In https://github.com/cognoma/machine-learning/pull/67, @joshlevy89 ended up exploring different ways of applying tranformations on a subset of features (e.g. PCA on expression features only). See https://github.com/cognoma/machine-learning/pull/67#discussion_r86557384. It looks like we ended up removing all solutions from the PR. However, there were at least 2 options we discussed:

Using sklearn.pipeline.FeatureUnion
Using sklearn_pandas.DataFrameMapper

@joshlevy89 do you remember what the issues were / have any advice? Perhaps some of the problems we ran into have been fixed.

patrick-miller commented 7 years ago

Great, thanks for the pointer, I missed the comment on my first pass. I have opened a PR (#100) that uses FeatureUnion, and it seems to work correctly.

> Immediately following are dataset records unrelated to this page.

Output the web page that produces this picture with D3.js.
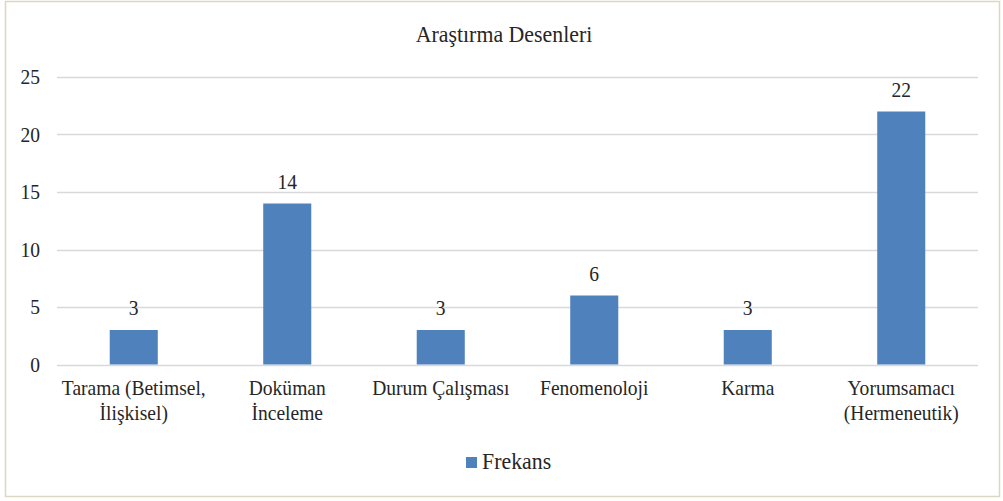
<!DOCTYPE html>
<html>
<head>
<meta charset="utf-8">
<script src="https://cdn.jsdelivr.net/npm/d3@7"></script>
<style>
  html, body { margin: 0; padding: 0; background: #fff; }
  svg { display: block; }
</style>
</head>
<body>
<svg id="chart" width="1003" height="501"></svg>
<script>
const title = "Araştırma Desenleri";
const categories = ["Tarama (Betimsel,\nİlişkisel)", "Doküman\nİnceleme", "Durum Çalışması", "Fenomenoloji", "Karma", "Yorumsamacı\n(Hermeneutik)"];
const values = [3, 14, 3, 6, 3, 22];
const yTicks = [0, 5, 10, 15, 20, 25];
const seriesName = "Frekans";

const plot = { left: 57, right: 978, top: 77, bottom: 364.5 };
const SX = 0.93; // slight horizontal compression of the glyphs in the reference
const barColor = "#4f81bd";
const FONT = "'Liberation Serif', 'Times New Roman', Tinos, serif";

const svg = d3.select("#chart");

svg.append("rect")
  .attr("x", 5.5).attr("y", 1.5)
  .attr("width", 994).attr("height", 495)
  .attr("fill", "#fff")
  .attr("stroke", "#dcd7c3").attr("stroke-width", 1.5);

const x = d3.scaleBand().domain(categories).range([plot.left, plot.right]).padding(0);
const y = d3.scaleLinear().domain([0, 25]).range([plot.bottom, plot.top]);

function txt(g, str, px, py, size, anchor) {
  return g.append("text")
    .attr("transform", `translate(${px},${py}) scale(${SX},1)`)
    .attr("text-anchor", anchor)
    .attr("font-family", FONT)
    .attr("font-size", size)
    .attr("fill", "#262626")
    .style("font-family", FONT)
    .text(str);
}

// gridlines
svg.append("g").selectAll("line").data(yTicks).join("line")
  .attr("x1", plot.left).attr("x2", plot.right)
  .attr("y1", d => Math.round(y(d)) + 0.5).attr("y2", d => Math.round(y(d)) + 0.5)
  .attr("stroke", "#d9d9d9").attr("stroke-width", 1.3);

// y tick labels
const yg = svg.append("g");
yTicks.forEach(t => txt(yg, String(t), 40, y(t) + 7, 21, "end"));

// bars
const barW = x.bandwidth() * 0.313;
svg.append("g").selectAll("rect").data(values).join("rect")
  .attr("x", (d, i) => x(categories[i]) + x.bandwidth() / 2 - barW / 2)
  .attr("y", d => y(d))
  .attr("width", barW)
  .attr("height", d => y(0) - y(d))
  .attr("fill", barColor);

// data labels
const lg = svg.append("g");
values.forEach((v, i) => txt(lg, String(v), x(categories[i]) + x.bandwidth() / 2, y(v) - 15, 21, "middle"));

// category labels
const cg = svg.append("g");
categories.forEach(c => {
  c.split("\n").forEach((line, j) => {
    txt(cg, line, x(c) + x.bandwidth() / 2, 395 + j * 24.5, 21, "middle");
  });
});

// title
txt(svg, title, 504, 41.5, 23.5, "middle");

// legend
svg.append("rect").attr("x", 466).attr("y", 457).attr("width", 11).attr("height", 11).attr("fill", barColor);
txt(svg, seriesName, 482, 469, 23.5, "start");
</script>
</body>
</html>
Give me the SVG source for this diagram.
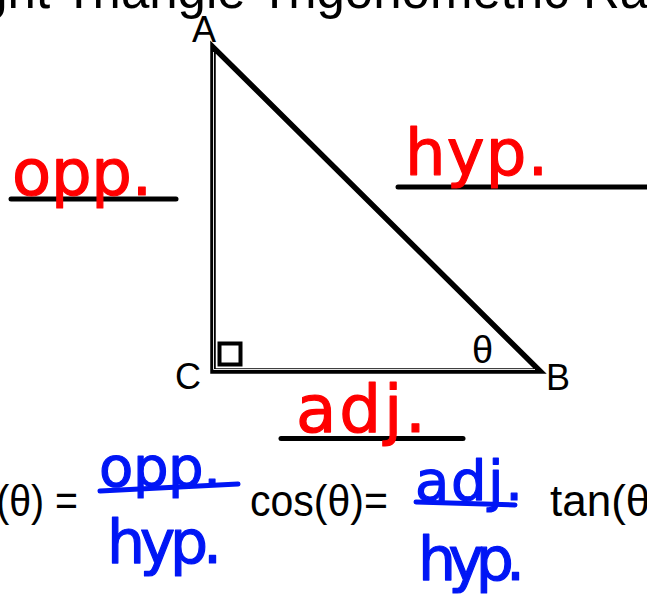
<svg xmlns="http://www.w3.org/2000/svg" width="647" height="599" viewBox="0 0 647 599">
<style>
.print{font-family:"Liberation Sans",Arial,sans-serif;fill:#000}
.hand{font-family:"DejaVu Sans","Noto Sans",sans-serif;stroke-width:1.2;stroke-linejoin:round}
.red{fill:#ff0000;stroke:#ff0000}
.blue{fill:#0016f5;stroke:#0016f5}
.rule{stroke:#000;stroke-width:5;stroke-linecap:round;fill:none}
.brule{stroke:#0016f5;stroke-width:5;stroke-linecap:round;fill:none}
</style>
<rect width="647" height="599" fill="#fff"/>
<g id="title">
<text class="print" x="-69" y="8" font-size="51">Right Triangle Trigonometric Ratios</text>
</g>
<g id="triangle">
<polygon points="213,47 213,371 540,371" fill="none" stroke="#000" stroke-width="5.5" stroke-linejoin="miter"/>
<polyline points="213.5,52 213.5,369.5 535,369.5" fill="none" stroke="#e6e6e6" stroke-width="1"/>
<rect x="219.5" y="343.5" width="21" height="21" fill="none" stroke="#000" stroke-width="4"/>
</g>
<g id="vertex-labels">
<text id="label-A" class="print" x="192" y="42" font-size="36">A</text>
<text id="label-C" class="print" x="175" y="389" font-size="36">C</text>
<text id="label-B" class="print" x="546" y="390" font-size="36">B</text>
<text id="label-theta" class="print" x="472" y="363" font-size="38">θ</text>
</g>
<g id="blank-lines">
<line class="rule" x1="11" y1="199" x2="176" y2="199"/>
<line class="rule" x1="398" y1="187" x2="650" y2="187"/>
<line class="rule" x1="281" y1="438.5" x2="463" y2="438.5"/>
</g>
<g id="red-notes">
<text class="hand red" x="12" y="195" font-size="64" textLength="140" lengthAdjust="spacing">opp.</text>
<text class="hand red" x="405" y="175" font-size="64" textLength="143" lengthAdjust="spacing">hyp.</text>
<text class="hand red" x="296" y="432" font-size="66" textLength="130" lengthAdjust="spacing">adj.</text>
</g>
<g id="formulas">
<text class="print" x="-54" y="516" font-size="44" textLength="132" lengthAdjust="spacingAndGlyphs">sin(θ) =</text>
<text class="print" x="250" y="516" font-size="44" textLength="138" lengthAdjust="spacingAndGlyphs">cos(θ)=</text>
<text class="print" x="550" y="516" font-size="44">tan(θ)=</text>
</g>
<g id="blue-notes">
<line class="brule" x1="100" y1="491" x2="238" y2="484"/>
<text class="hand blue" x="99" y="486" font-size="56" textLength="122" lengthAdjust="spacing">opp.</text>
<text class="hand blue" x="107" y="563" font-size="60" textLength="115" lengthAdjust="spacing">hyp.</text>
<line class="brule" x1="416" y1="502" x2="515" y2="505"/>
<text class="hand blue" x="415" y="500" font-size="56" textLength="108" lengthAdjust="spacing">adj.</text>
<text class="hand blue" x="418" y="580" font-size="60" textLength="107" lengthAdjust="spacing">hyp.</text>
</g>
</svg>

joshlevy89 commented 7 years ago

It's been awhile since I've worked with these modules so I don't remember specifics beyond what I wrote in the PR. I think the key points from that were: 1) DataFrameMapper was more concise but was an extra dep plus was relatively new (leading to some weird behaviors) 2) FeatureUnion worked in many situations, but note from that PR: "It should be possible to apply Imputer to only covariates. But for some reason this is not working with FeatureUnion. It's as if FunctionTransformer were were working for SelectKBest but not Imputer"

It's possible things have changed since then or that it works great for your use-case. Hope that helps.